What works: Dashboards that flag “stuck” items or let you filter by age/status. Don’t rely on memory.
What doesn’t: Wishful thinking. If you see trouble on the dashboard, act now—don’t hope it’ll sort itself out.
Step 6: Use Historical Data to Improve (But Don’t Drown in Analysis)
Once you’ve tracked a few cycles, your dashboards will show trends: average turnaround times, common bottlenecks, and win rates by client or proposal type.
How to use this: - Set realistic deadlines based on actual past performance, not optimism. - Identify clients or proposal types that always seem to drag out (and fix the root cause, if possible). - Celebrate improvements—if turnaround time drops, let the team know.
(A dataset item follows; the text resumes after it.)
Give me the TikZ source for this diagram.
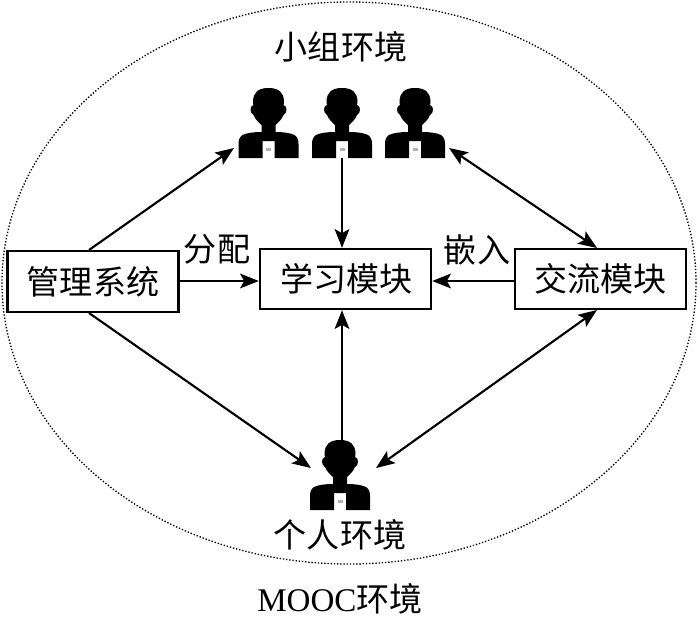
\documentclass[tikz,border=0pt]{standalone}
\usepackage{fontspec}
\setmainfont{Liberation Serif}
\newfontfamily\cjk{Noto Sans CJK SC}
\usetikzlibrary{arrows.meta,shapes.geometric}
\tikzset{
  x=0.75pt,y=-0.75pt,
  box/.style={draw,line width=1.8pt,minimum height=45pt,inner sep=0pt,font=\cjk\fontsize{24.8}{28}\selectfont},
  lab/.style={inner sep=0pt,font=\cjk\fontsize{24.8}{28}\selectfont},
  conn/.style={line width=1.6pt,-{Stealth[length=14pt,width=11pt,inset=3pt]}},
  both/.style={line width=1.6pt,{Stealth[length=14pt,width=11pt,inset=3pt]}-{Stealth[length=14pt,width=11pt,inset=3pt]}},
  person/.style={minimum width=45.75pt,minimum height=52.5pt,inner sep=0pt,
    path picture={
      \begin{scope}[shift={(path picture bounding box.center)}]
      \fill[black] (0,-35) .. controls (-11,-35) and (-15,-30) .. (-15.5,-22)
        .. controls (-15.5,-20) and (-15.5,-19) .. (-15,-18)
        .. controls (-19,-17) and (-19,-10) .. (-15,-8)
        .. controls (-13,-3) and (-9,0) .. (-7,2) -- (-7,9)
        .. controls (-15,9) and (-22,10) .. (-26,12)
        .. controls (-29,14) and (-30,17) .. (-30,21) -- (-30,35) -- (-6,35) -- (-6,18) -- (6,18) -- (6,35) -- (30,35) -- (30,21)
        .. controls (30,17) and (29,14) .. (26,12)
        .. controls (22,10) and (15,9) .. (7,9) -- (7,2)
        .. controls (9,0) and (13,-3) .. (15,-8)
        .. controls (19,-10) and (19,-17) .. (15,-18)
        .. controls (15.5,-19) and (15.5,-20) .. (15.5,-22)
        .. controls (15,-30) and (11,-35) .. (0,-35) -- cycle;
      \fill[black!30] (-2.5,25) rectangle (2.5,28);
      \end{scope}
    }},
}
\begin{document}
\begin{tikzpicture}
\useasboundingbox (0,0) rectangle (700,622);
\node[draw,dash pattern=on 1pt off 1.4pt,line width=1pt,ellipse,minimum width=520.5pt,minimum height=421.5pt,inner sep=0pt] (env) at (349,283) {};
\node[box,minimum width=128.25pt,minimum height=45.75pt] (m) at (93,281.5) {\raisebox{-0.5pt}{管理系统}};
\node[box,minimum width=128.25pt] (s) at (345.5,279) {\raisebox{-1pt}{\hspace{1.5pt}学习模块}};
\node[box,minimum width=128.25pt] (c) at (600.5,279) {\raisebox{-1pt}{交流模块}};
\node[person] (p1) at (268.5,123) {};
\node[person] (p2) at (342,123) {};
\node[person] (p3) at (415,123) {};
\node[person] (p4) at (340,475) {};
\node[lab] (t1) at (341,47) {小组环境};
\node[lab] (t2) at (340,535) {个人环境};
\node[lab] (t3) at (217,249) {分配};
\node[lab] (t4) at (477,250) {嵌入};
\node[inner sep=0pt,font=\fontsize{24.8}{28}\selectfont] (t5) at (340,599) {MOOC{\cjk 环境}};
\coordinate (mt) at (89,250);
\coordinate (mb) at (89,313);
\coordinate (a1) at (234,148);
\coordinate (a3) at (449,148);
\coordinate (ct) at (597,248);
\coordinate (cb) at (597,310);
\coordinate (a4l) at (311,468);
\coordinate (a4r) at (376,468);
\coordinate (hy) at (345,281);
\draw[conn] (mt) -- (a1);
\draw[conn] (m.east |- hy) -- (s.west |- hy);
\draw[conn] (p2.south) -- (p2.south |- s.north);
\draw[conn] (c.west |- hy) -- (s.east |- hy);
\draw[both] (a3) -- (ct);
\draw[conn] (mb) -- (a4l);
\draw[conn] (p2.south |- p4.north) -- (p2.south |- s.south);
\draw[both] (a4r) -- (cb);
\end{tikzpicture}
\end{document}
What to ignore: Don’t get lost slicing and dicing every metric. Focus on what helps you deliver proposals faster and with less stress.
Common Pitfalls (and How to Avoid Them)
- Over-customizing: Some folks spend hours tweaking dashboards and never actually use them. Build simple views first. Add complexity only if it genuinely helps.
- Not trusting the tool: If the team doesn’t update statuses or mark tasks complete, dashboards turn into fiction. Set expectations that the dashboard is the source of truth.
- Assuming dashboards replace conversations: They don’t. They just make conversations faster and more focused.
Quick FAQ
Q: Can dashboards replace project management tools?
A: Not entirely. Responsive dashboards are great for tracking proposals, but they’re not full-blown project management suites. For complex projects, you’ll still need tools like Asana or Trello.
Q: What if my team won’t use the dashboards?
A: Start small—pick one dashboard everyone agrees is useful, and commit to keeping it up to date. Build from there.
Q: How do I get buy-in from leadership?
A: Show them how dashboards reduce surprises, missed deadlines, and rework. Executives love fewer fire drills.
Keep It Simple and Iterate
You don’t need a dashboard for everything—just the stuff that keeps proposals moving and deadlines visible. Start with the basics, make it a habit, and tweak as you go. The real goal isn’t a pretty chart—it’s fewer last-minute scrambles and more proposals out the door on time.